O grande atrativo do filme é toda a química homogênea e a fluidez que raramente se concretiza em filmes desse gênero. Além da parceria excepcional e convincente das atrizes (e de todo o elenco), há uma trilha sonora com grandes referências aos ícones oitentistas que é utilizada em total sincronia com o roteiro. Além de serem grandes personagens ocultos e até responsáveis por dar cronologia e profundidade, os versos falam exatamente do momento vivido e/ou tentam complementar o que não foi dito propriamente, como a dar uma moral para suas respectivas cenas. O figurino também tem seu valor não apenas no registro da cultura e da moda dos anos 80/90, mas ao transpor a essência de cada uma das personagens. Enquanto Michele, que é mais passível, utiliza cores mais lúdicas e despretenciosas, Romy, mais dominadora e determinada, utiliza cores mais quentes e fortes, e ambas são o exemplo do exagero californiano e da bagunça cultural e turística dessa região. Soma-se a isso os diálogos que entram em um paradoxo de futilidade em situações inteligentes, resultando em cenas substanciais por conta do brilhante desempenho das atrizes, sem situações forjadas ou marcações. É fácil fazer um filme com diálogos fúteis e que abusem de absurdos sem causar impacto, deixando aquele vácuo inexpressivo, mas é difícil realizar o contrário e ainda manter o tom do humor sem esboçar o tédio, como acontece nesse filme.

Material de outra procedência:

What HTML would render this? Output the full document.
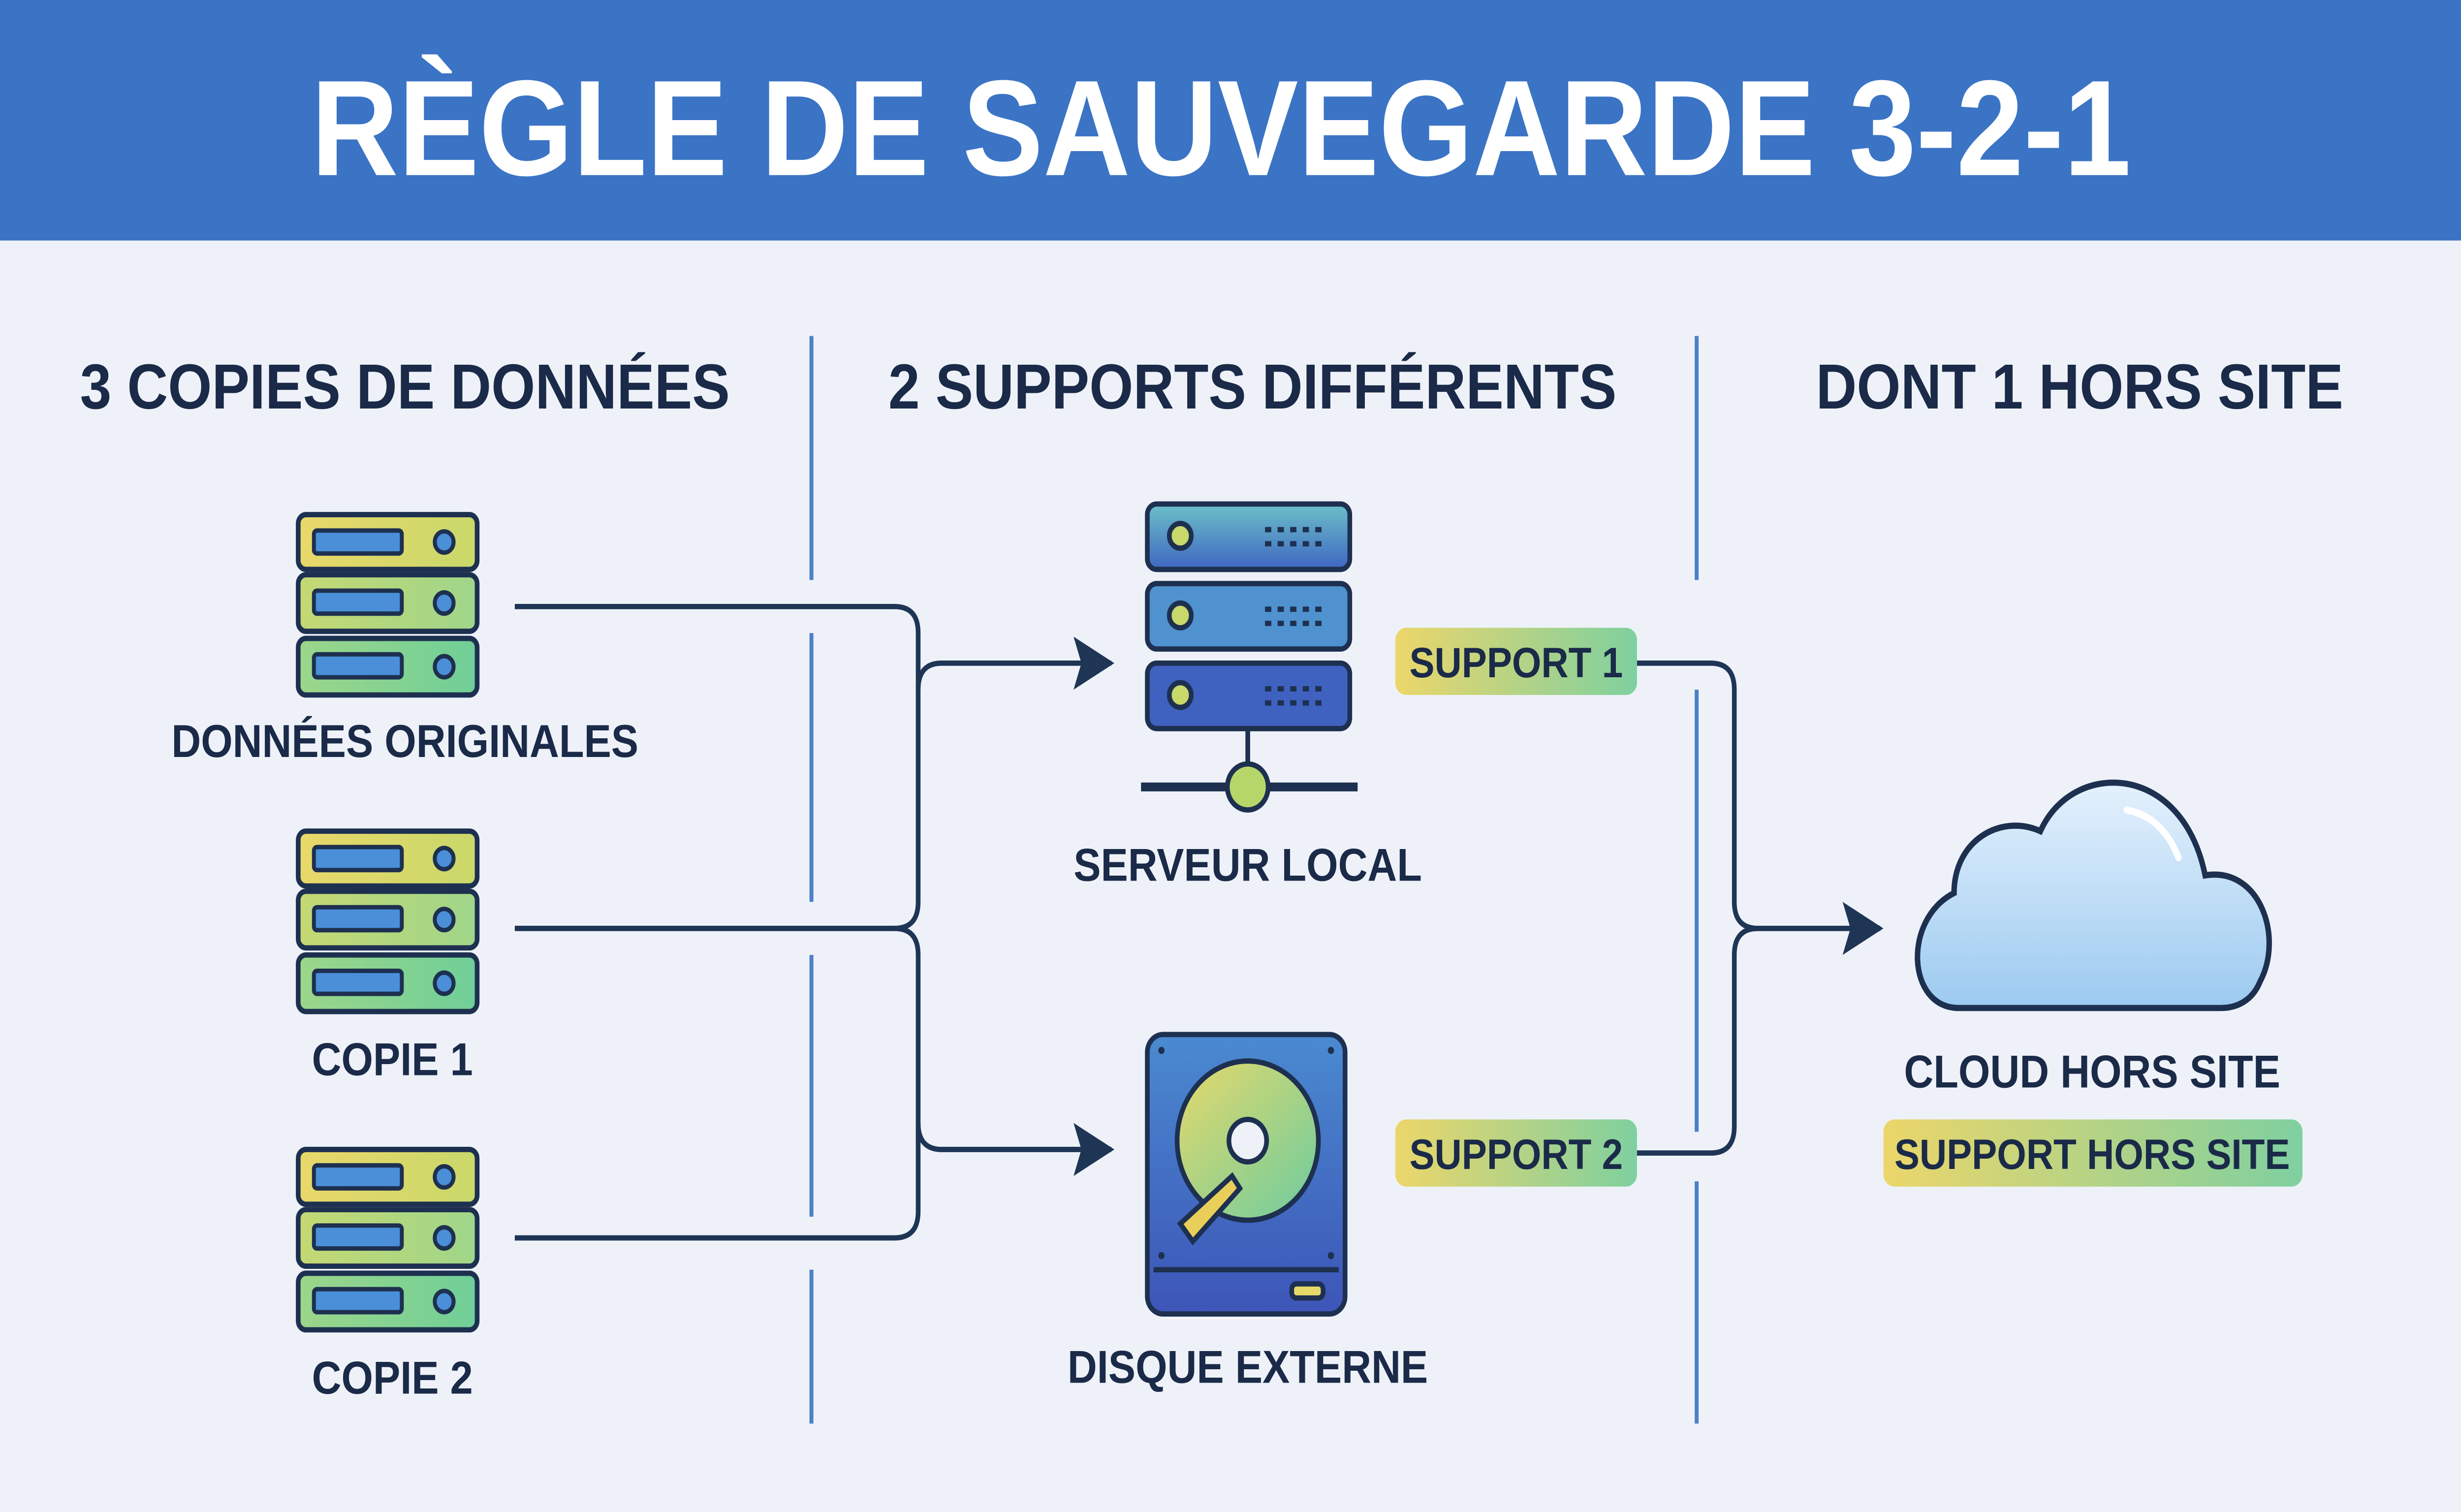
<!DOCTYPE html>
<html><head><meta charset="utf-8">
<style>
html,body{margin:0;padding:0;background:#eef2f8;width:100%;height:100%;overflow:hidden;}
svg{display:block;width:100vw;height:100vh;}
text{font-family:"Liberation Sans","DejaVu Sans",sans-serif;font-weight:bold;}
</style></head>
<body>
<svg viewBox="0 0 1568 855" preserveAspectRatio="none" xmlns="http://www.w3.org/2000/svg">
<defs>
<linearGradient id="yg" x1="0" x2="1" y1="0" y2="0"><stop offset="0" stop-color="#ecd66a"/><stop offset="1" stop-color="#7fd0a0"/></linearGradient>
<linearGradient id="u1" x1="0" x2="1"><stop offset="0" stop-color="#e9d86a"/><stop offset="1" stop-color="#c9d86a"/></linearGradient>
<linearGradient id="u2" x1="0" x2="1"><stop offset="0" stop-color="#c5d873"/><stop offset="1" stop-color="#9fd68a"/></linearGradient>
<linearGradient id="u3" x1="0" x2="1"><stop offset="0" stop-color="#9cd68a"/><stop offset="1" stop-color="#6fcf98"/></linearGradient>
<linearGradient id="sb" x1="0" x2="0" y1="0" y2="1"><stop offset="0" stop-color="#6cc0c8"/><stop offset="1" stop-color="#3e66c2"/></linearGradient>
<linearGradient id="dk" x1="0" x2="0" y1="0" y2="1"><stop offset="0" stop-color="#4a8ad0"/><stop offset="1" stop-color="#3d55b8"/></linearGradient>
<linearGradient id="dc" x1="0" x2="1" y1="0" y2="1"><stop offset="0" stop-color="#e6d96a"/><stop offset="1" stop-color="#6ccca0"/></linearGradient>
<linearGradient id="cl" x1="0" x2="0" y1="0" y2="1"><stop offset="0" stop-color="#e4f1fd"/><stop offset="1" stop-color="#9ccaf0"/></linearGradient>
<marker id="ar" markerWidth="26" markerHeight="30" refX="24" refY="15" orient="auto" markerUnits="userSpaceOnUse"><path d="M0,0 L26,15 L0,30 L5,15 Z" fill="#1e3555"/></marker>
<g id="stack">
 <rect x="0" y="0" width="114" height="31" rx="5" fill="url(#u1)" stroke="#1e3050" stroke-width="3"/>
 <rect x="10" y="9" width="56" height="13" rx="2" fill="#4a8fd8" stroke="#1e3050" stroke-width="2.5"/>
 <circle cx="93" cy="15.5" r="6" fill="#4a8fd8" stroke="#1e3050" stroke-width="2.5"/>
 <rect x="0" y="34" width="114" height="32" rx="5" fill="url(#u2)" stroke="#1e3050" stroke-width="3"/>
 <rect x="10" y="43" width="56" height="13" rx="2" fill="#4a8fd8" stroke="#1e3050" stroke-width="2.5"/>
 <circle cx="93" cy="50" r="6" fill="#4a8fd8" stroke="#1e3050" stroke-width="2.5"/>
 <rect x="0" y="70" width="114" height="32" rx="5" fill="url(#u3)" stroke="#1e3050" stroke-width="3"/>
 <rect x="10" y="79" width="56" height="13" rx="2" fill="#4a8fd8" stroke="#1e3050" stroke-width="2.5"/>
 <circle cx="93" cy="86" r="6" fill="#4a8fd8" stroke="#1e3050" stroke-width="2.5"/>
</g>
<g id="dots" fill="#1e3050">
 <rect x="0" y="0" width="4" height="3"/><rect x="8" y="0" width="4" height="3"/><rect x="16" y="0" width="4" height="3"/><rect x="24" y="0" width="4" height="3"/><rect x="32" y="0" width="4" height="3"/>
 <rect x="0" y="8" width="4" height="3"/><rect x="8" y="8" width="4" height="3"/><rect x="16" y="8" width="4" height="3"/><rect x="24" y="8" width="4" height="3"/><rect x="32" y="8" width="4" height="3"/>
</g>
</defs>
<rect width="1568" height="855" fill="#eef2f8"/>
<rect width="1568" height="136" fill="#3b74c5"/>
<text x="778" y="99" font-size="77" fill="#fff" text-anchor="middle">RÈGLE DE SAUVEGARDE 3-2-1</text>

<g font-size="36" fill="#1a2a48" text-anchor="middle">
<text x="258" y="231">3 COPIES DE DONNÉES</text>
<text x="798" y="231">2 SUPPORTS DIFFÉRENTS</text>
<text x="1325" y="231">DONT 1 HORS SITE</text>
</g>

<g stroke="#4d7fc8" stroke-width="2.5">
<line x1="517" y1="190" x2="517" y2="328"/><line x1="517" y1="358" x2="517" y2="510"/><line x1="517" y1="540" x2="517" y2="688"/><line x1="517" y1="718" x2="517" y2="805"/>
<line x1="1081" y1="190" x2="1081" y2="328"/><line x1="1081" y1="390" x2="1081" y2="640"/><line x1="1081" y1="668" x2="1081" y2="805"/>
</g>

<use href="#stack" x="190" y="291"/>
<use href="#stack" x="190" y="470"/>
<use href="#stack" x="190" y="650"/>
<g font-size="26" fill="#1a2a48" text-anchor="middle">
<text x="258" y="428">DONNÉES ORIGINALES</text>
<text x="250" y="608">COPIE 1</text>
<text x="250" y="788">COPIE 2</text>
<text x="795" y="498">SERVEUR LOCAL</text>
<text x="795" y="782">DISQUE EXTERNE</text>
<text x="1333" y="615">CLOUD HORS SITE</text>
</g>

<g fill="none" stroke="#1e3555" stroke-width="3">
<path d="M328,343 H570 Q585,343 585,358 V510 Q585,525 570,525 H328"/>
<path d="M328,700 H570 Q585,700 585,685 V540 Q585,525 570,525"/>
<path d="M585,390 Q585,375 600,375 H708" marker-end="url(#ar)"/>
<path d="M585,635 Q585,650 600,650 H708" marker-end="url(#ar)"/>
<path d="M1043,375 H1090 Q1105,375 1105,390 V510 Q1105,525 1120,525 H1198" marker-end="url(#ar)"/>
<path d="M1043,652 H1090 Q1105,652 1105,637 V540 Q1105,525 1120,525"/>
</g>

<!-- server local -->
<g stroke="#1e3050" stroke-width="3">
<rect x="731" y="285" width="129" height="37" rx="6" fill="url(#sb)"/>
<rect x="731" y="330" width="129" height="37" rx="6" fill="#4f92cf"/>
<rect x="731" y="375" width="129" height="37" rx="6" fill="#3f62c0"/>
<circle cx="752" cy="303" r="7" fill="#c8d86a"/><circle cx="752" cy="348" r="7" fill="#c8d86a"/><circle cx="752" cy="393" r="7" fill="#c8d86a"/>
<line x1="795" y1="412" x2="795" y2="432"/>
<line x1="727" y1="445" x2="865" y2="445" stroke-width="5"/>
<circle cx="795" cy="445" r="13" fill="#b7d66a"/>
</g>
<use href="#dots" x="806" y="298"/>
<use href="#dots" x="806" y="343"/>
<use href="#dots" x="806" y="388"/>

<!-- disk -->
<g stroke="#1e3050" stroke-width="3">
<rect x="731" y="585" width="126" height="158" rx="10" fill="url(#dk)"/>
<line x1="735" y1="718" x2="853" y2="718"/>
<rect x="823" y="726" width="20" height="8" rx="3" fill="#e6d96a"/>
<circle cx="795" cy="645" r="45" fill="url(#dc)"/>
<circle cx="795" cy="645" r="12" fill="#eef2f8"/>
<path d="M785,665 L752,692 L760,702 L790,672 Z" fill="#e9cf5a"/>
</g>
<g fill="#1e3050"><circle cx="740" cy="594" r="2"/><circle cx="848" cy="594" r="2"/><circle cx="740" cy="710" r="2"/><circle cx="848" cy="710" r="2"/></g>

<!-- cloud -->
<path d="M1248,570 C1215,570 1212,520 1245,505 C1245,475 1275,460 1300,470 C1320,430 1390,430 1405,495 C1440,490 1455,530 1440,555 C1435,566 1425,570 1415,570 Z" fill="url(#cl)" stroke="#1e3050" stroke-width="3.5"/>
<path d="M1355,458 Q1378,462 1388,485" fill="none" stroke="#ffffff" stroke-width="4" stroke-linecap="round"/>

<!-- badges -->
<rect x="889" y="355" width="154" height="38" rx="7" fill="url(#yg)"/>
<rect x="889" y="633" width="154" height="38" rx="7" fill="url(#yg)"/>
<rect x="1200" y="633" width="267" height="38" rx="7" fill="url(#yg)"/>
<g font-size="24" fill="#1a2a48" text-anchor="middle">
<text x="966" y="383">SUPPORT 1</text>
<text x="966" y="661">SUPPORT 2</text>
<text x="1333" y="661">SUPPORT HORS SITE</text>
</g>
</svg>
</body></html>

Não há dúvidas de que as personagens são cativantes, pois a ingenuidade transmitida nada mais é do que uma ridicularização exagerada da nossa própria ignorância, além do grande paradoxo de ambas serem e fazerem exatamente aquilo que elas dizem não gostar nas outras pessoas. Elas fazem isso pois é exatamente esta a tendência da maioria daqueles que já se sentiram excluídos ou ultrajados por algum determinado grupo ou situação, acreditando que aquela minoria mais dominante seja exemplo a ser seguido, ou suas ações devem ser exemplos a serem reproduzidos. Enquanto Romy e Michele podem parecer bastante ignorantes sobre a vida, a história delas é contada por um ponto de observação bastante realista e detalhado que se torna crível e hilário justamente pela despretensão exagerada de ambas. Hilário quando observado de longe no escopo sarcástico, mas triste e uma engolida seca quando visto de perto, principalmente por aqueles que se identificam com a trajetória da dupla ou de qualquer um dos demais personagens.

CONCLUSÃO...
Romy & Michele, embora tenha essa aparência pastiche, possui um humor raro e inteligente e de indiretamente atingir e constranger todos, mas sem ferir e sem deixar o hilário ser ofuscado. Filme para ser visto, revisto e apreciado de forma diferente a cada nova vez.